I am a daughter of the mountains. My childhood home of Gatlinburg, Tennessee sat near the gateway of the Great Smokies. I went to college and started my career in western Montana, nestled between the craggy peaks of the Rockies. Today, I’m raising my daughter in the Mountain State of West Virginia.

I want her to be able to grow up with the same sense of wonder that comes from these vibrant landscapes. But as I watch her grow, so does my fear over the future of these mountains and our communities that surround them.

It took 480 million years for the Appalachian Mountains to go from soaring peaks, once higher than the Himalayas, to the weathered hills we know today. It took just 50 years for humans to blow 500 of those age-rounded peaks into pieces during the ceaseless search for coal. In the West, the Rocky Mountains stand tall over the sage-covered plains of the Powder River Basin, which continue to be gutted by mines that produce nearly half of our nation’s coal – black, hardened carbon that feeds power plants around the country. 

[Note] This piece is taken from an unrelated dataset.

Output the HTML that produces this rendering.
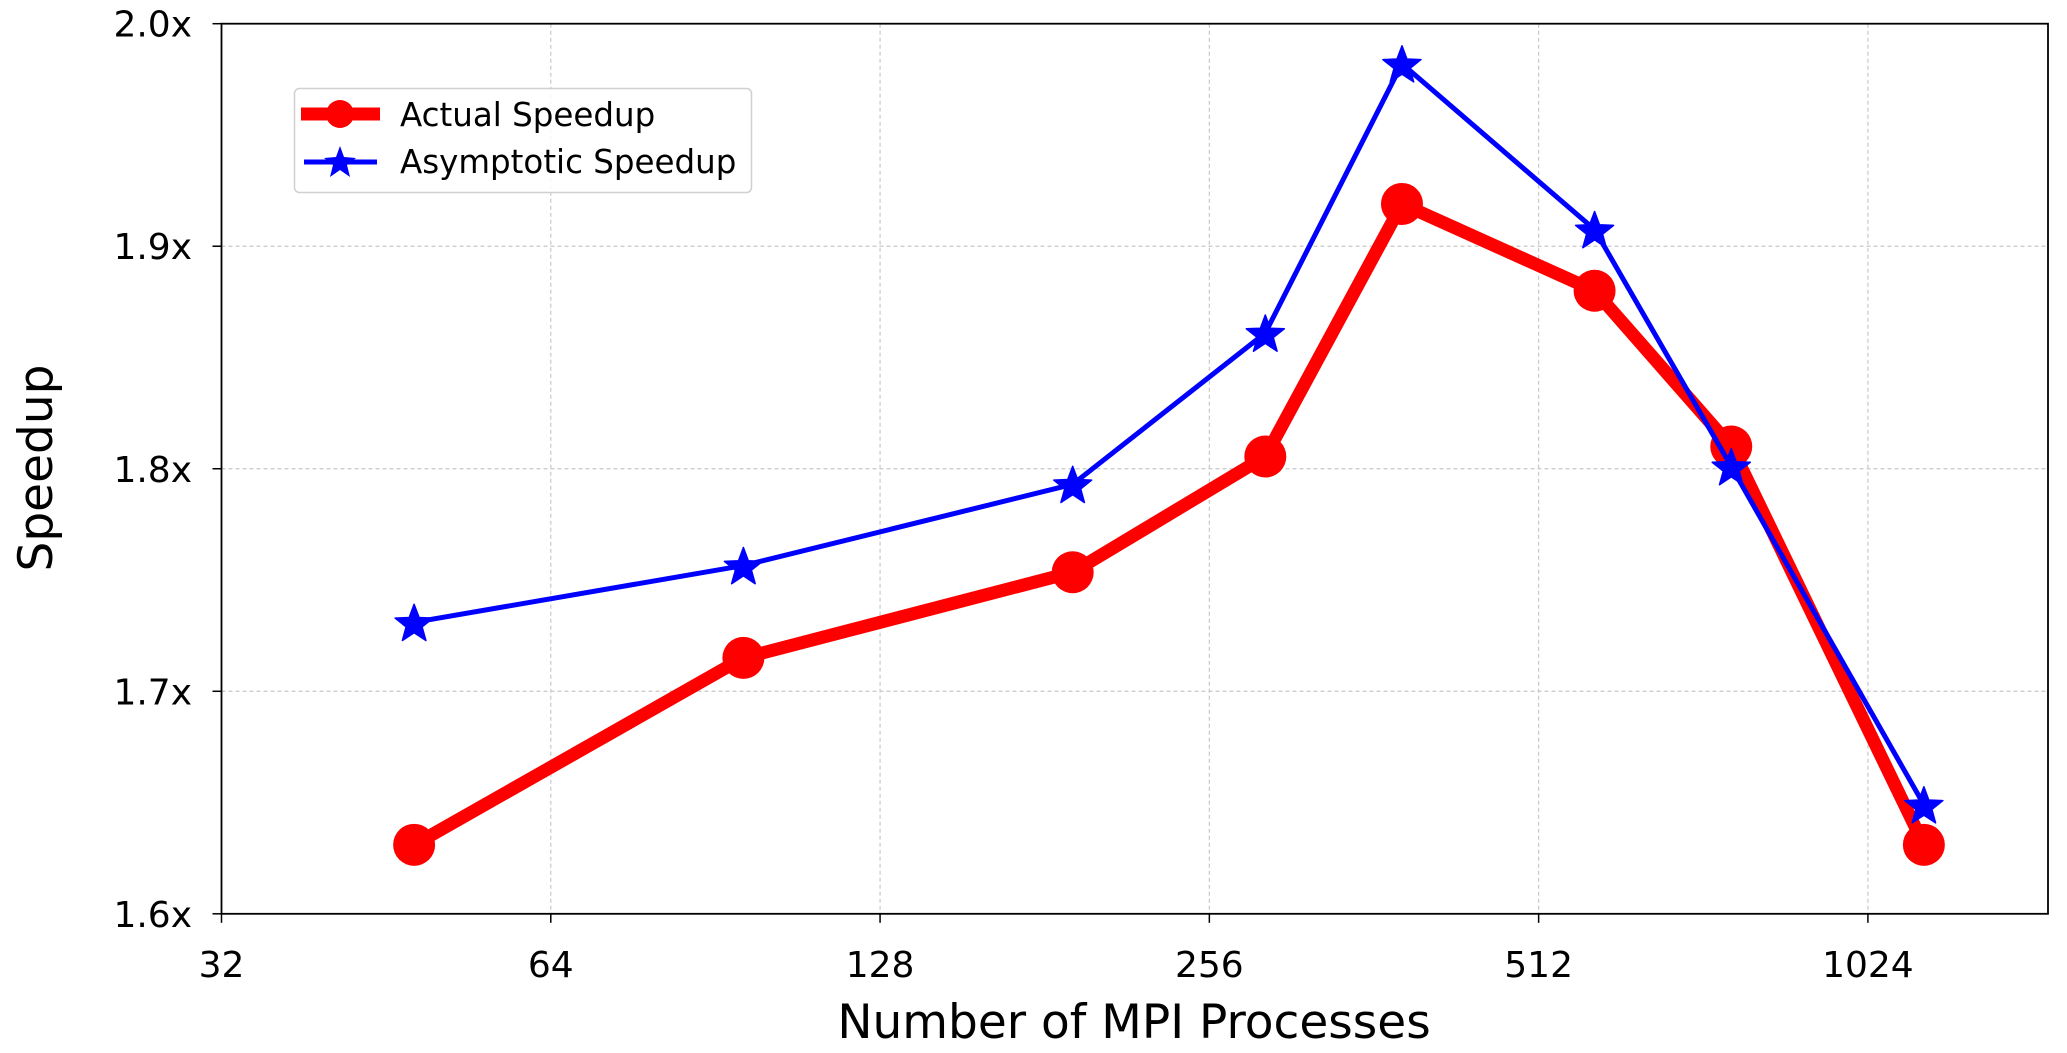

Living in our nation’s largest coal-producing regions leads to a lot of conflicting feelings. I’m humbled by the bravery of our coal miners, who risk their lives to burrow through the earth’s core so we could turn a light on with a flip of a switch. But at the same time, I’m the daughter of the former chief scientist in the Great Smoky Mountains National Park, with a deep reverence for the mountains, rivers, and communities that coal executives would destroy for a quick profit. And I’m acutely aware of how this industry has played an outsized role in the world’s demise. 

The science is clear: the mining and burning of coal is the greatest culprit in the climate crisis. Decades of its pollution has caused thousands of deaths and our search for it has forever changed the terrain of my youth. But we can’t only fixate on cutting climate emissions in our quest to stop an environmental crisis. We must pay equal attention to how these changes affect workers who long relied on coal for a paycheck and the communities that needed that revenue to fund public schools, parks, and roads. The United States has to commit to not leaving these communities behind as we transition to a clean energy economy.

Trump likes to say he’s committed to reviving the coal industry, but he uses coal workers as little more than political pawns and partisan backdrop. So far, 60 percent of US coal plants have been put on the path to retire, with more to follow. And as the coal industry spirals into bankruptcy, it’s abandoning the people and communities who once made it profitable. 

As all of this unfolds, there is still no real plan to ensure coal workers get pensions and healthcare they earned and need to support themselves through old age and ill health. Meanwhile, thousands of coal mines continue to pollute Appalachia’s water and land even as these massive human-made craters lay abandoned. After nearly 200 years of relentless mining for West Virginia coal, it will cost an estimated $1.6 billion to reclaim hundreds of mines scattered across my home state. It’s a hefty price tag for sure, but it’s worth every penny if it means protecting public health and creating a new generation of family-sustaining jobs.

And yet, the Trump Administration and coal barons do nothing. According to the federal Mine Safety and Health Administration, only fifty-four thousand coal jobs remain nationwide. In Kentucky, jobs in the industry have dropped by eighty percent over the past three decades. As hard as it is for some, it’s time to accept the fate of an industry. There is legislation in front of Congress right now that will help workers and give the region much needed relief. It’s time to pass it and begin the process of restoring these places. By investing in restoring the landscapes blasted to pieces across coal country, we can also make investments in the communities and displaced workers.

While recently walking through the mountains with my daughter on a late summer day, I couldn’t help but look at her and think about her future. The climate crisis is real and it’s scary, and my desire to protect her from it is why I’m working to end our reliance on fossil fuels. But I also don’t want her home state to become a ghost town filled with tattered remains of a forgotten past.  

I’m not going to pretend to know all the ways to revive this region — but I can see what we will lose if we accept the status quo. As I walk with my daughter, I can imagine what’s possible if we work together to restore this land and embrace a clean energy future that keeps the skies clear enough to see the magnificent mountain views ahead.